The indenture governing the 2021 Notes contains covenants that limit, among other things, the ability of the Company and its subsidiaries to incur additional debt and issue preferred stock, make certain restricted payments, consummate specified asset sales, enter into transactions with affiliates, incur liens, impose restrictions on the ability of the Company's subsidiaries to pay dividends or make payments to the Company and its restricted subsidiaries, merge or consolidate with another person, and dispose of all or substantially all of its assets. As of July 28, 2012, the principal amount outstanding under the 2021 Notes was $187.5 million.

On June 4, 2010, the Company entered into a five-year $225.0 million senior secured revolving credit agreement (the "Credit Agreement") with a syndicate of banks. The Credit Agreement has an expiration date of June 4, 2015 and provides for maximum borrowings of $225.0 million, including a sublimit of $100.0 million for the issuance of standby letters of credit. Subject to certain conditions, the Credit Agreement provides for the ability to enter into one or more incremental facilities, in an aggregate amount not to exceed $75.0 million, either by increasing the revolving commitments under the Credit Agreement and/or in the form of term loans. In connection with the issuance of the 2021 Notes, the Company entered into an amendment (the "Amendment") to the Credit Agreement. The Amendment modified the Credit Agreement to permit the issuance of the 2021 Notes so long as the net cash proceeds of the 2021 Notes were to be used to refinance, prepay, repurchase, redeem, retire and/or defease the Company's 2015 Notes in their entirety within sixty days of issuance. Any remaining net cash proceeds could be used for general corporate purposes. The issuance of the portion of the 2021 Notes in excess of the $175.0 million reduced the amount of other indebtedness permitted by the Credit Agreement by $12.5 million.

In addition, the Amendment increased the amount that the Company is permitted to use to repurchase the Company's common stock by $30.0 million during the period beginning January 5, 2011 through the maturity date of the Credit Agreement, subject to certain conditions.

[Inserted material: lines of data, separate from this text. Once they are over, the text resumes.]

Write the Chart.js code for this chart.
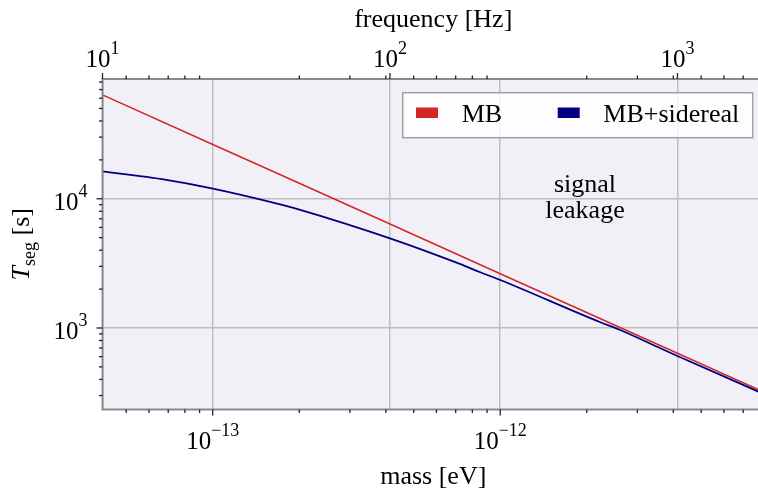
<!DOCTYPE html>
<html>
<head>
<meta charset="utf-8">
<script src="https://cdn.jsdelivr.net/npm/chart.js@4.4.0/dist/chart.umd.min.js"></script>
<style>
html, body { margin: 0; padding: 0; background: #fff; overflow: hidden; }
#wrap { width: 758px; height: 488px; overflow: hidden; }
canvas { display: block; }
</style>
</head>
<body>
<div id="wrap"><canvas id="chart" width="764" height="488"></canvas></div>
<script>
// points: frequency [Hz] -> T_seg [s]
const freqMB = [10, 24.2, 46.9, 100, 241.8, 1000, 2000];
const tsegMB = [63700, 26300, 13600, 6370, 2630, 637, 319];

const freqSid = [10, 12.5, 16.1, 24.2, 41.5, 46.8, 100, 175, 206, 242, 539, 632, 872, 1000, 2000];
const tsegSid = [16300, 15300, 14200, 12000, 9060, 8430, 4940, 3130, 2700, 2350, 1107, 965, 697, 607, 308];

const freqTicks = [10, 100, 1000];
const massTicks = [1e-13, 1e-12];
const tsegTicks = [1e3, 1e4];

const F_MIN = 10, F_MAX = 2000;
const H_EV = 4.1357e-15;           // eV s, mass = h * f
const M_MIN = F_MIN * H_EV, M_MAX = F_MAX * H_EV;
const T_MIN = 234, T_MAX = 84500;

const SERIF = '"Liberation Serif", "Times New Roman", serif';
const PLOT_TOP = 79, PLOT_BOTTOM = 409.5, PLOT_LEFT = 102.5;

function majorOnly(vals) {
  return s => { s.ticks = vals.map(v => ({ value: v, major: true })); };
}
const gridOpt = { color: '#bdbdbd', lineWidth: 1.5, drawTicks: false };

function minors(lo, hi) {
  const out = [];
  for (let e = Math.floor(Math.log10(lo)); e <= Math.ceil(Math.log10(hi)); e++) {
    for (let k = 2; k <= 9; k++) {
      const v = k * Math.pow(10, e);
      if (v >= lo && v <= hi) out.push(v);
    }
  }
  return out;
}

function supText(v) {
  const e = Math.round(Math.log10(v));
  return (e < 0 ? '\u2212' : '') + Math.abs(e);
}

// "10" with a raised exponent; y is the baseline of "10"
function drawPow(ctx, v, x, y, align) {
  const base = '10', sup = supText(v);
  ctx.font = '25px ' + SERIF;
  const wb = ctx.measureText(base).width;
  ctx.font = '18px ' + SERIF;
  const ws = ctx.measureText(sup).width;
  const w = wb + ws;
  const x0 = align === 'center' ? x - w / 2 : align === 'right' ? x - w : x;
  ctx.textAlign = 'left';
  ctx.textBaseline = 'alphabetic';
  ctx.font = '25px ' + SERIF;
  ctx.fillText(base, x0, y);
  ctx.font = '18px ' + SERIF;
  ctx.fillText(sup, x0 + wb, y - 13);
}

const frame = {
  id: 'frame',
  beforeDraw(chart) {
    const { ctx, chartArea: a } = chart;
    ctx.save();
    ctx.fillStyle = '#f2f0f7';
    ctx.fillRect(a.left, a.top, a.right - a.left, a.bottom - a.top);
    ctx.restore();
  },
  afterDraw(chart) {
    const { ctx, chartArea: a } = chart;
    const fx = chart.scales.x, mx = chart.scales.mass, ty = chart.scales.y;
    ctx.save();

    // spines
    ctx.strokeStyle = '#8a8a8a';
    ctx.lineWidth = 2;
    ctx.strokeRect(a.left, a.top, a.right - a.left, a.bottom - a.top);

    // tick marks, pointing out
    ctx.strokeStyle = '#222';
    ctx.lineWidth = 1.3;
    const tick = (x1, y1, x2, y2) => { ctx.beginPath(); ctx.moveTo(x1, y1); ctx.lineTo(x2, y2); ctx.stroke(); };
    minors(M_MIN, M_MAX).forEach(m => {
      const px = mx.getPixelForValue(m);
      tick(px, a.bottom, px, a.bottom + 3.5);
      tick(px, a.top, px, a.top - 3.5);
    });
    massTicks.forEach(m => { const px = mx.getPixelForValue(m); tick(px, a.bottom, px, a.bottom + 6); });
    freqTicks.forEach(f => { const px = fx.getPixelForValue(f); tick(px, a.top, px, a.top - 6); });
    minors(T_MIN, T_MAX).forEach(t => { const py = ty.getPixelForValue(t); tick(a.left, py, a.left - 3.5, py); });
    tsegTicks.forEach(t => { const py = ty.getPixelForValue(t); tick(a.left, py, a.left - 6, py); });

    // tick labels
    ctx.fillStyle = '#000';
    freqTicks.forEach(f => drawPow(ctx, f, fx.getPixelForValue(f), 66.7, 'center'));
    massTicks.forEach(m => drawPow(ctx, m, mx.getPixelForValue(m), 449, 'center'));
    tsegTicks.forEach(t => drawPow(ctx, t, 87.5, ty.getPixelForValue(t) + 11.5, 'right'));

    // axis titles
    const cx = (a.left + a.right) / 2;
    ctx.font = '26px ' + SERIF;
    ctx.textAlign = 'center';
    ctx.textBaseline = 'alphabetic';
    ctx.fillText('frequency [Hz]', cx, 27);
    ctx.fillText('mass [eV]', cx, 483.5);

    // y title: T_seg [s]
    ctx.save();
    ctx.translate(29, (a.top + a.bottom) / 2);
    ctx.rotate(-Math.PI / 2);
    const parts = [
      { t: 'T', f: 'italic 26px ' + SERIF, dy: 0 },
      { t: 'seg', f: '18px ' + SERIF, dy: 6 },
      { t: ' [s]', f: '26px ' + SERIF, dy: 0 }
    ];
    let tw = 0;
    parts.forEach(p => { ctx.font = p.f; p.w = ctx.measureText(p.t).width; tw += p.w; });
    let xx = -tw / 2;
    ctx.textAlign = 'left';
    parts.forEach(p => { ctx.font = p.f; ctx.fillText(p.t, xx, p.dy); xx += p.w; });
    ctx.restore();

    // legend
    ctx.fillStyle = 'rgba(255,255,255,0.8)';
    ctx.fillRect(402.7, 92.7, 350, 45);
    ctx.strokeStyle = '#a0a0a0';
    ctx.lineWidth = 1.5;
    ctx.strokeRect(402.7, 92.7, 350, 45);
    const slots = [{ patch: 416, text: 461.7 }, { patch: 557.7, text: 603.3 }];
    chart.data.datasets.forEach((ds, i) => {
      ctx.fillStyle = ds.borderColor;
      ctx.fillRect(slots[i].patch, 107.5, 22, 10.5);
      ctx.fillStyle = '#000';
      ctx.font = '26px ' + SERIF;
      ctx.textAlign = 'left';
      ctx.fillText(ds.label, slots[i].text, 121.7);
    });

    // annotation
    ctx.textAlign = 'center';
    ctx.fillText('signal', 585, 192);
    ctx.fillText('leakage', 585, 218);

    ctx.restore();
  }
};

new Chart(document.getElementById('chart'), {
  type: 'line',
  data: {
    datasets: [
      {
        label: 'MB',
        data: freqMB.map((f, i) => ({ x: f, y: tsegMB[i] })),
        borderColor: '#d62728',
        borderWidth: 1.6,
        pointRadius: 0,
        tension: 0,
        order: 1
      },
      {
        label: 'MB+sidereal',
        data: freqSid.map((f, i) => ({ x: f, y: tsegSid[i] })),
        borderColor: '#000080',
        borderWidth: 1.8,
        pointRadius: 0,
        cubicInterpolationMode: 'monotone',
        order: 0
      }
    ]
  },
  options: {
    responsive: false,
    animation: false,
    devicePixelRatio: 1,
    layout: { padding: 0 },
    plugins: { legend: { display: false }, tooltip: { enabled: false } },
    scales: {
      x: {
        type: 'logarithmic', position: 'top', min: F_MIN, max: F_MAX,
        afterBuildTicks: majorOnly(freqTicks),
        afterFit: s => { s.height = PLOT_TOP; },
        grid: gridOpt, border: { display: false }, ticks: { display: false }
      },
      mass: {
        type: 'logarithmic', axis: 'x', position: 'bottom', min: M_MIN, max: M_MAX,
        afterBuildTicks: majorOnly(massTicks),
        afterFit: s => { s.height = 488 - PLOT_BOTTOM; },
        grid: gridOpt, border: { display: false }, ticks: { display: false }
      },
      y: {
        type: 'logarithmic', position: 'left', min: T_MIN, max: T_MAX,
        afterBuildTicks: majorOnly(tsegTicks),
        afterFit: s => { s.width = PLOT_LEFT; },
        grid: gridOpt, border: { display: false }, ticks: { display: false }
      }
    }
  },
  plugins: [frame]
});
</script>
</body>
</html>
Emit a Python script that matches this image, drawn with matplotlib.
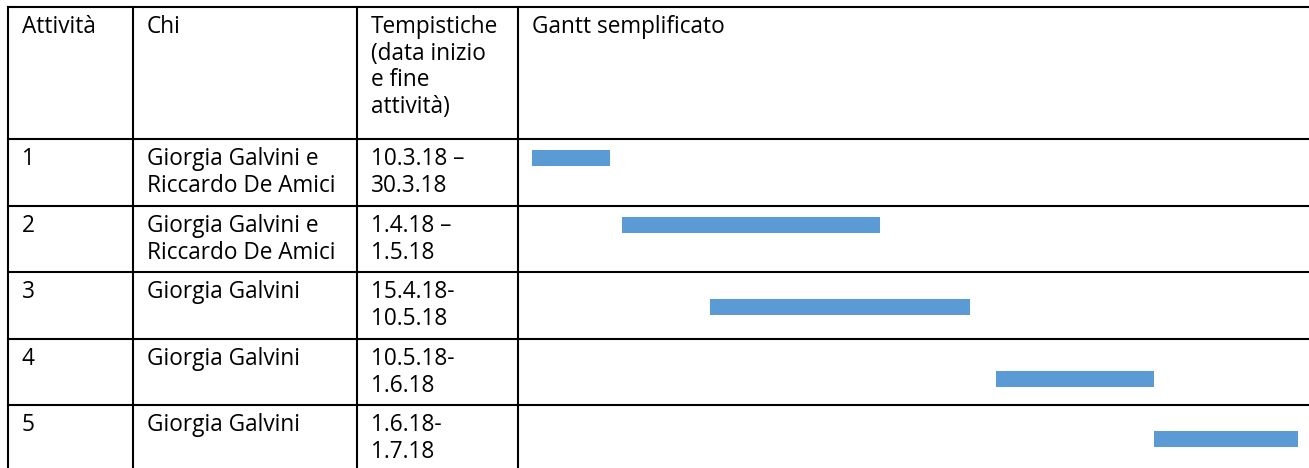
import matplotlib
matplotlib.use("Agg")
import matplotlib.pyplot as plt

# ---- data ----
headers = ["Attività", "Chi", "Tempistiche\n(data inizio\ne fine\nattività)", "Gantt semplificato"]
activities = ["1", "2", "3", "4", "5"]
people = ["Giorgia Galvini e\nRiccardo De Amici",
          "Giorgia Galvini e\nRiccardo De Amici",
          "Giorgia Galvini",
          "Giorgia Galvini",
          "Giorgia Galvini"]
dates = ["10.3.18 –\n30.3.18",
         "1.4.18 –\n1.5.18",
         "15.4.18-\n10.5.18",
         "10.5.18-\n1.6.18",
         "1.6.18-\n1.7.18"]
# simplified Gantt, position along the Gantt column (0-100 scale)
bar_start = [1.8, 13.1, 24.3, 60.4, 80.4]
bar_end = [11.6, 45.8, 57.1, 80.4, 98.6]

# ---- layout ----
W, H = 1309, 468
col_x = [8, 133, 357, 518]
row_y = [7, 139, 206, 272, 339, 405]
bar_center = [158, 225, 307, 379, 439]
bar_h = 16
pad = 14
first_base = 26
line_step = 26.7
FONT = "Open Sans"
FS = 16.3
LW = 1.5
BAR_COLOR = "#5B9BD5"

fig = plt.figure(figsize=(W / 100, H / 100), dpi=100)
ax = fig.add_axes([0, 0, 1, 1])
ax.set_xlim(0, W)
ax.set_ylim(H, 0)
ax.axis("off")

# grid lines
for y in row_y:
    ax.plot([col_x[0], W + 5], [y, y], color="black", lw=LW, solid_capstyle="projecting")
for x in col_x:
    ax.plot([x, x], [row_y[0], H + 5], color="black", lw=LW, solid_capstyle="projecting")


def cell_text(x, top, s):
    for k, line in enumerate(s.split("\n")):
        ax.text(x + pad, top + first_base + k * line_step, line, fontsize=FS,
                family=FONT, va="baseline", ha="left", color="black")


for c, h in enumerate(headers):
    cell_text(col_x[c], row_y[0], h)

for r in range(len(activities)):
    top = row_y[r + 1]
    cell_text(col_x[0], top, activities[r])
    cell_text(col_x[1], top, people[r])
    cell_text(col_x[2], top, dates[r])

# Gantt axes over the last column
gx = fig.add_axes([col_x[3] / W, 0, (W - col_x[3]) / W, 1])
gx.set_xlim(0, 100)
gx.set_ylim(H, 0)
gx.axis("off")
gx.patch.set_alpha(0)
widths = [e - s for s, e in zip(bar_start, bar_end)]
gx.barh(bar_center, widths, left=bar_start, height=bar_h, color=BAR_COLOR, edgecolor="none")

fig.savefig("out.png", dpi=100)
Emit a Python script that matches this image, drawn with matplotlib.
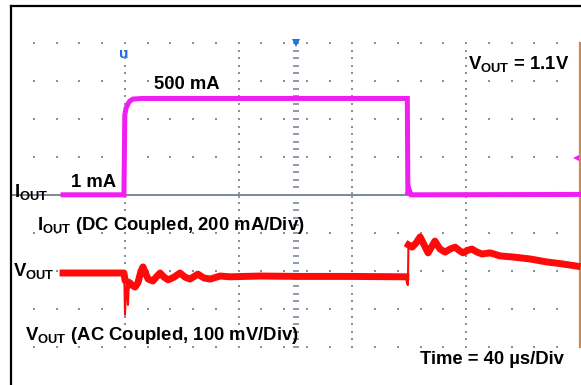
import matplotlib
matplotlib.use("Agg")
import matplotlib.pyplot as plt
import numpy as np

# ---------------- data (read from the scope capture) ----------------
time_per_div = 40.0      # us / div
i_per_div = 200.0        # mA / div
v_per_div = 100.0        # mV / div
n_div_x = 5
n_div_y = 8

# I_OUT (DC coupled), time in us, current in mA
iout_t = [18.3, 39.7, 40.0, 40.4, 41.1, 41.8, 42.9, 46.0, 139.3, 139.5, 139.9, 140.6, 200.0]
iout_ma = [1, 1, 420, 455, 480, 495, 505, 508, 508, 1, 30, 1, 3]

# V_OUT (AC coupled) deviation in mV, main band before/after load step
vout_a_t = [18.3, 39.7, 40.1, 41.8, 42.5, 43.6, 44.6, 45.7, 46.4, 47.1, 48.2, 49.9, 51.0,
            52.4, 53.8, 55.2, 57.3, 59.4, 61.2, 62.9, 65.7, 67.8, 70.0, 73.5, 77.0,
            87.5, 101.6, 119.2, 138.8]
vout_a_mv = [0, 0, -20, -26, -32, -37, -26, 5, 16, 3, -16, -21, -11,
             0, -11, -18, -11, 0, -11, -16, -3, -13, -16, -8, -10,
             -8, -9, -9, -10]
vout_b_t = [139.7, 141.0, 142.4, 143.8, 145.2, 146.6, 148.0, 149.0, 150.8, 152.6, 154.3,
            156.1, 157.8, 158.9, 160.6, 162.0, 163.8, 165.6, 168.4, 171.9, 176.5, 182.4,
            188.4, 193.7, 199.0]
vout_b_mv = [74, 68, 79, 95, 74, 53, 71, 84, 63, 55, 63,
             68, 58, 53, 60, 63, 55, 50, 53, 45, 42, 37,
             29, 24, 18]
# fast edges (thin)
vout_e1_t = [39.8, 40.07, 40.42, 40.77, 41.12, 41.30, 41.83]
vout_e1_mv = [0, -110, -45, -32, -84, -45, -26]
vout_e2_t = [138.8, 139.2, 139.5, 139.7]
vout_e2_mv = [-10, -26, -32, 74]

# ---------------- layout ----------------
W, H = 581, 385
PX_L = 11.0      # left edge of screen (px)
DIV_X = 113.8    # px per horizontal division
Y0_I = 195.0     # px (from top) of I_OUT zero / center line
Y0_V = 273.0     # px of V_OUT reference
DIV_Y = 38.0     # px per vertical division

fig = plt.figure(figsize=(W / 100, H / 100), dpi=100)
plt.rcParams.update({
    "font.family": ["Liberation Sans", "DejaVu Sans"],
    "font.weight": "bold",
    "mathtext.fontset": "custom",
    "mathtext.rm": "Liberation Sans:bold",
    "mathtext.bf": "Liberation Sans:bold",
    "mathtext.it": "Liberation Sans:bold",
})

ax = fig.add_axes([0, 0, 1, 1])
ax.set_xlim(-PX_L / DIV_X * time_per_div, (W - PX_L) / DIV_X * time_per_div)
ax.set_ylim((Y0_I - H) / DIV_Y * i_per_div, Y0_I / DIV_Y * i_per_div)
ax.axis("off")
axv = ax.twinx()
axv.set_ylim((Y0_V - H) / DIV_Y * v_per_div, Y0_V / DIV_Y * v_per_div)
axv.axis("off")

grid_c = "#8791a1"
t_end = n_div_x * time_per_div
i_top = n_div_y / 2 * i_per_div
minor_t = np.arange(0, t_end + 0.01, time_per_div / 5)
minor_i = np.arange(-i_top, i_top + 0.01, i_per_div / 5)

# dotted grid rows
for j in range(-n_div_y // 2, n_div_y // 2 + 1):
    if j == 0:
        continue
    ax.plot(minor_t, np.full_like(minor_t, j * i_per_div), ls="none", marker="s",
            ms=1.5, mew=0, color=grid_c, zorder=1)
# dotted grid columns
for k in range(0, n_div_x + 1):
    mi = minor_i[np.abs(minor_i) > 1e-6]
    ax.plot(np.full_like(mi, k * time_per_div), mi, ls="none", marker="s",
            ms=1.5, mew=0, color=grid_c, zorder=1)
# center vertical axis with dashes
mi = minor_i[np.abs(minor_i) > 1e-6]
ax.plot(np.full_like(mi, t_end / 2), mi, ls="none", marker="_", ms=4.6, mew=1.3,
        color=grid_c, zorder=1)
# center horizontal line with ticks
ax.plot([0, t_end], [0, 0], color="#7d8796", lw=1.4, zorder=1)
tk = np.arange(1, n_div_x) * time_per_div
ax.plot(tk, np.zeros_like(tk), ls="none", marker="|", ms=5, mew=1.2, color="#7d8796", zorder=1)

# orange cursor at right edge
ax.plot([t_end, t_end], [-i_top, i_top], color="#c98b4f", lw=1.6, zorder=2)
# trigger marker
ax.plot([t_end / 2], [i_top], marker="v", ms=6, color="#1f6fe6", mew=0, zorder=3)

# traces
ax.plot(iout_t, iout_ma, color="#f01ef0", lw=3.6, solid_joinstyle="miter", zorder=4)
axv.plot(vout_a_t, vout_a_mv, color="#ff0a0a", lw=5.0, zorder=4)
axv.plot(vout_b_t, vout_b_mv, color="#ff0a0a", lw=5.0, zorder=4)
axv.plot(vout_e1_t, vout_e1_mv, color="#ff0a0a", lw=1.5, zorder=4)
axv.plot(vout_e2_t, vout_e2_mv, color="#ff0a0a", lw=1.5, zorder=4)

def fx(x):
    return x / W

def fy(y):
    return 1 - y / H

# border
fig.add_artist(plt.Line2D([fx(PX_L), 1], [fy(5.5), fy(5.5)], color="black", lw=1.6))
fig.add_artist(plt.Line2D([fx(PX_L), fx(PX_L)], [fy(5.5), 0], color="black", lw=1.6))

# small markers
fig.add_artist(plt.Line2D([fx(576)], [fy(158)], marker="<", ms=4, color="#f01ef0", mew=0))
fig.text(fx(123.5), fy(54), "u", color="#1f6fe6", fontsize=11, fontweight="bold",
         ha="center", va="center")

labels = [
    ("500 mA", 154, 89),
    ("1 mA", 71, 187),
    (r"$\mathbf{V}_{\mathbf{OUT}}$ = 1.1V", 468, 69),
    (r"$\mathbf{I}_{\mathbf{OUT}}$", 14, 197),
    (r"$\mathbf{I}_{\mathbf{OUT}}$ (DC Coupled, 200 mA/Div)", 37, 230),
    (r"$\mathbf{V}_{\mathbf{OUT}}$", 13, 276),
    (r"$\mathbf{V}_{\mathbf{OUT}}$ (AC Coupled, 100 mV/Div)", 25, 340),
    ("Time = 40 µs/Div", 420, 364),
]
for s, x, y in labels:
    fig.text(fx(x), fy(y), s, fontsize=13.3, fontweight="bold", color="black",
             ha="left", va="baseline")

fig.savefig("out.png", dpi=100)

The Company's obligations under the Credit Agreement are guaranteed by certain subsidiaries and secured by a pledge of (i) 100% of the equity of the Company's material domestic subsidiaries and (ii) 100% of the non-voting equity and 65% of the voting equity of first-tier material foreign subsidiaries, if any, in each case excluding certain unrestricted subsidiaries. The Credit Agreement replaced the Company's prior credit facility which was due to expire in September 2011.
 
Borrowings under the Credit Agreement (other than swingline loans as defined in the Credit Agreement) bear interest at a rate equal to either (a) the administrative agent's base rate, described in the Credit Agreement as the highest of (i) the sum of the federal funds rate and 0.50%; (ii) the administrative agent's prime rate; and (iii) the eurodollar rate (defined in the Credit Agreement as the British Bankers' Association LIBOR Rate, divided by the aggregate of 1.00% and one (1) less a reserve percentage (as defined in the Credit Agreement), or (b) the eurodollar rate, in addition to an applicable margin based on the Company's consolidated leverage ratio, in each case. Swingline loans bear interest at a rate equal to the administrative agent's base rate and a margin based on the Company's consolidated leverage ratio. Based on the Company's current consolidated leverage ratio, revolving borrowings would be eligible for a margin of 1.25% for borrowings based on the administrative agent's base rate and 2.25% for borrowings based on the eurodollar rate.
 
    The Company incurs fees under the Credit Agreement for the unutilized commitments at rates that range from 0.50% to 0.625% per annum, fees for outstanding standby letters of credit at rates that range from 2.00% to 2.75% per annum and fees for outstanding commercial letters of credit at rates that range from 1.00% to 1.375% per annum, in each case based on the Company's consolidated leverage ratio. As of July 28, 2012, fees for unutilized commitments and outstanding standby letters of credit were at rates per annum of 0.50% and 2.25%, respectively.
 
The Credit Agreement contains certain affirmative and negative covenants, including limitations with respect to indebtedness, liens, investments, distributions, mergers and acquisitions, dispositions of assets, sale-leaseback transactions, transactions with affiliates and capital expenditures. The Credit Agreement contains financial covenants that require the Company to (i) maintain a consolidated leverage ratio of not greater than 3.00 to 1.00, as measured on a trailing four-quarter basis at the end of each fiscal quarter and (ii) maintain a consolidated interest coverage ratio of not less than 2.75 to 1.00 for fiscal quarters ending July 31, 2010 through April 28, 2012 and not less than 3.00 to 1.00 for the fiscal quarter ending July 28, 2012 and each fiscal quarter thereafter, as measured on a trailing four-quarter basis at the end of each fiscal quarter. As of July 28, 2012, the Company had no outstanding borrowings and $38.5 million of outstanding standby letters of credit issued under the Credit Agreement. The outstanding standby letters of credit are issued as part of the Company's insurance program. At July 28, 2012, the Company was in compliance with the financial covenants and had additional borrowing availability of up to $186.5 million, as determined by the most restrictive covenants of the Credit Agreement.